Brener deemed the studies, respectively, “mechanistic” and “administrative” in nature. “They are obviously in contradiction, but maybe as not as much as it appears,” he said. “The mechanistic study suggests that there is growth of plaque, but that doesn’t necessarily mean that there is actually a problem because the arteries can accommodate excess plaque.”
But given the lack of any randomized data and the “large” gap in baseline differences in the study by Cheetham et al, the issue of the appropriateness and safety of testosterone therapy in these men remains “unsettled,” according to Brener. “There is great concern that testosterone replacement therapy may not be good both because of the mechanistic study and the way that testosterone works. I don’t think the study from Kaiser really helps to alleviate that.”

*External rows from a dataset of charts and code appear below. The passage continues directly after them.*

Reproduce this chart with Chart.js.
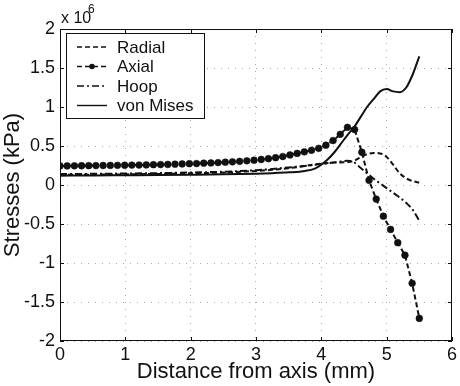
<!DOCTYPE html>
<html>
<head>
<meta charset="utf-8">
<script src="https://cdn.jsdelivr.net/npm/chart.js@4.4.1/dist/chart.umd.min.js"></script>
<style>
  html, body { margin: 0; padding: 0; background: #fff; }
  #wrap { width: 460px; height: 386px; position: relative; }
</style>
</head>
<body>
<div id="wrap"><canvas id="chartTegangan"></canvas></div>
<script>
// ===== DATA (stresses in units of 10^6 kPa) =====
const seriesLabels = ["Radial", "Axial", "Hoop", "von Mises"];
const xTicks = [0, 1, 2, 3, 4, 5, 6];
const yTicks = [-2, -1.5, -1, -0.5, 0, 0.5, 1, 1.5, 2];

const axialX = [0, 0.11, 0.22, 0.33, 0.44, 0.55, 0.66, 0.77, 0.88, 0.99,
  1.1, 1.21, 1.32, 1.43, 1.54, 1.65, 1.76, 1.87, 1.98, 2.09,
  2.2, 2.31, 2.42, 2.53, 2.64, 2.75, 2.86, 2.97, 3.08, 3.19,
  3.3, 3.41, 3.52, 3.63, 3.74, 3.85, 3.96, 4.07, 4.18, 4.29,
  4.4, 4.51, 4.62, 4.73, 4.84, 4.95, 5.06, 5.17, 5.28, 5.39, 5.5];
const axialY = [0.245, 0.245, 0.246, 0.247, 0.248, 0.249, 0.25, 0.251, 0.252, 0.253,
  0.255, 0.256, 0.258, 0.26, 0.262, 0.264, 0.267, 0.27, 0.273, 0.275,
  0.28, 0.283, 0.287, 0.292, 0.297, 0.303, 0.31, 0.318, 0.327, 0.337,
  0.35, 0.365, 0.385, 0.405, 0.425, 0.445, 0.47, 0.51, 0.57, 0.65,
  0.74, 0.71, 0.42, 0.06, -0.18, -0.4, -0.57, -0.74, -0.9, -1.26, -1.71];

const lineX = [0, 0.5, 1, 1.5, 2, 2.5, 3, 3.25, 3.5, 3.75, 3.9, 4.0, 4.1, 4.2,
  4.3, 4.4, 4.5, 4.6, 4.7, 4.8, 4.9, 5.0, 5.1, 5.2, 5.3, 5.4, 5.5];
const radialY = [0.13, 0.133, 0.137, 0.142, 0.15, 0.16, 0.18, 0.195, 0.215, 0.245, 0.265, 0.275, 0.283, 0.288,
  0.29, 0.292, 0.31, 0.355, 0.395, 0.41, 0.405, 0.36, 0.26, 0.15, 0.085, 0.05, 0.03];
const hoopY = [0.14, 0.143, 0.147, 0.152, 0.16, 0.17, 0.19, 0.205, 0.225, 0.245, 0.258, 0.268, 0.278, 0.29,
  0.3, 0.31, 0.29, 0.22, 0.15, 0.08, 0.02, -0.04, -0.1, -0.16, -0.23, -0.32, -0.46];
const vonMisesY = [0.12, 0.122, 0.125, 0.128, 0.132, 0.137, 0.145, 0.152, 0.162, 0.18, 0.21, 0.26, 0.33, 0.42,
  0.53, 0.64, 0.74, 0.87, 1.0, 1.1, 1.2, 1.23, 1.2, 1.19, 1.25, 1.42, 1.65];

const FONT = "'Liberation Sans', Arial, sans-serif";
const INK = "#111";

function pasang(xs, ys) {
  return xs.map((x, i) => ({ x, y: ys[i] }));
}

const gaya = [
  { dash: [5, 3], point: false },
  { dash: [5, 3], point: true },
  { dash: [7, 3, 2, 3], point: false },
  { dash: [], point: false }
];

const datasets = [
  { label: seriesLabels[0], data: pasang(lineX, radialY), borderDash: gaya[0].dash, pointRadius: 0, cubicInterpolationMode: "monotone" },
  { label: seriesLabels[1], data: pasang(axialX, axialY), borderDash: gaya[1].dash, pointRadius: 3.4, tension: 0,
    pointBackgroundColor: INK, pointBorderColor: INK, pointBorderWidth: 0.5 },
  { label: seriesLabels[2], data: pasang(lineX, hoopY), borderDash: gaya[2].dash, pointRadius: 0, cubicInterpolationMode: "monotone" },
  { label: seriesLabels[3], data: pasang(lineX, vonMisesY), borderDash: gaya[3].dash, pointRadius: 0, cubicInterpolationMode: "monotone" }
].map(d => Object.assign({ showLine: true, borderColor: INK, backgroundColor: INK, borderWidth: 2, fill: false }, d));

// ===== FRAME, INWARD TICKS, LEGEND, x10^6 =====
const hiasan = {
  id: "hiasan",
  afterDraw(chart) {
    const { ctx, chartArea: a, scales } = chart;
    ctx.save();
    ctx.strokeStyle = INK;
    ctx.lineWidth = 1;
    ctx.setLineDash([]);
    ctx.strokeRect(a.left + 0.5, a.top + 0.5, a.right - a.left - 1, a.bottom - a.top - 1);
    ctx.beginPath();
    xTicks.forEach(v => {
      const px = Math.round(scales.x.getPixelForValue(v)) + 0.5;
      ctx.moveTo(px, a.bottom); ctx.lineTo(px, a.bottom - 4);
      ctx.moveTo(px, a.top); ctx.lineTo(px, a.top + 4);
    });
    yTicks.forEach(v => {
      const py = Math.round(scales.y.getPixelForValue(v)) + 0.5;
      ctx.moveTo(a.left, py); ctx.lineTo(a.left + 4, py);
      ctx.moveTo(a.right, py); ctx.lineTo(a.right - 4, py);
    });
    ctx.stroke();

    // exponent label
    ctx.fillStyle = INK;
    ctx.textBaseline = "alphabetic";
    ctx.textAlign = "left";
    ctx.font = "16px " + FONT;
    ctx.fillText("x 10", a.left + 1, 23);
    ctx.font = "12px " + FONT;
    ctx.fillText("6", a.left + 28, 13);

    // legend
    const bx = 66, by = 33, bw = 138, bh = 85;
    ctx.fillStyle = "#fff";
    ctx.fillRect(bx, by, bw, bh);
    ctx.strokeStyle = INK;
    ctx.strokeRect(bx + 0.5, by + 0.5, bw, bh);
    ctx.font = "17px " + FONT;
    ctx.textBaseline = "middle";
    chart.data.datasets.forEach((ds, i) => {
      const y = by + 14 + i * 19.5;
      ctx.beginPath();
      ctx.setLineDash(ds.borderDash);
      ctx.lineWidth = 1.4;
      ctx.moveTo(bx + 11, y);
      ctx.lineTo(bx + 41, y);
      ctx.stroke();
      ctx.setLineDash([]);
      if (ds.pointRadius > 0) {
        ctx.beginPath();
        ctx.arc(bx + 26, y, 2.8, 0, Math.PI * 2);
        ctx.fillStyle = INK;
        ctx.fill();
      }
      ctx.fillStyle = INK;
      ctx.fillText(ds.label, bx + 51, y + 1);
    });
    ctx.restore();
  }
};

const chartTeganganCtx = document.getElementById("chartTegangan");
new Chart(chartTeganganCtx, {
  type: "scatter",
  data: { datasets },
  options: {
    responsive: true,
    maintainAspectRatio: false,
    animation: false,
    layout: { padding: { top: 29, right: 3, left: 0, bottom: 0 } },
    plugins: { legend: { display: false }, tooltip: { enabled: false } },
    scales: {
      x: {
        type: "linear",
        min: 0, max: 6,
        afterBuildTicks: s => { s.ticks = xTicks.map(v => ({ value: v })); },
        afterFit: s => { s.height = 45; },
        ticks: { color: INK, font: { family: FONT, size: 18 }, padding: 3, maxRotation: 0 },
        grid: { color: "#aaa", drawTicks: false },
        border: { display: false, dash: [1, 6] },
        title: { display: true, text: "Distance from axis (mm)", color: INK,
          font: { family: FONT, size: 22 }, padding: { top: 0, bottom: 1 } }
      },
      y: {
        type: "linear",
        min: -2, max: 2,
        afterBuildTicks: s => { s.ticks = yTicks.map(v => ({ value: v })); },
        afterFit: s => { s.width = 60; },
        ticks: { color: INK, font: { family: FONT, size: 18 }, padding: 5, callback: v => String(v) },
        grid: { color: "#aaa", drawTicks: false },
        border: { display: false, dash: [1, 6] },
        title: { display: true, text: "Stresses (kPa)", color: INK,
          font: { family: FONT, size: 22 }, padding: { top: 0, bottom: 0 } }
      }
    }
  },
  plugins: [hiasan]
});
</script>
</body>
</html>
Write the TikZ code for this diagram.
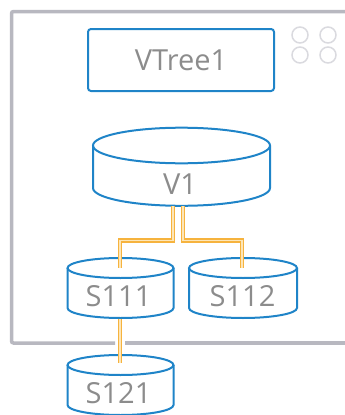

An interesting finding from the Cheetham et al study, however, is that it “appears to be safe” to give testosterone to people with prior clinical cardiovascular disease, Brener said. “This is an important observation.”
In an editorial accompanying the studies as well as three others on the topic of testosterone use and various health outcomes, David Handelsman, MBBS, PhD (University of Sydney and Concord Hospital, Australia), said the current evidence points to “dimmed and disappointed if not yet finally dashed” hopes for testosterone treatment in older men.
“Overall, the findings from subtrials of the TTrials do not materially change the unfavorable balance of safety and efficacy to initiate testosterone treatment for age-related hypogonadism,” he writes. “For physicians prescribing off-label testosterone, these cardiovascular findings make it incumbent to strengthen warnings of adverse cardiovascular risk.”
Still, Handelsman acknowledges that “testosterone misuse will not simply disappear for lack of logic or evidence as none was needed to get it started,” and stresses the importance of education efforts from professional societies.
In his actual practice, however, Brener said he sees “very few” patients using testosterone. “It’s more of a curiosity than an actual acute problem that needs to be addressed,” he said.
Budoff MJ, Ellenberg SS, Lewis CE, et al. Testosterone treatment and coronary artery plaque volume in older men with low testosterone. JAMA. 2017;317:708-716.
Cheetham TC, An J, Jacobsen SJ, et al. Association of testosterone replacement with cardiovascular outcomes among men with androgen deficiency. JAMA Intern Med. 2017;Epub ahead of print.
Handlesman DJ. Testosterone and male aging: faltering hope for rejuvenation. JAMA. 2017;317:699-701.
- Snyder reports serving as a consultant to Watson Laboratories.
- Cheetham and Brener report no relevant conflicts of interest.
- Handlesman reports receiving grants from Lawley Pharmaceuticals and Besins Healthcare and serving as a medical expert in testosterone litigation.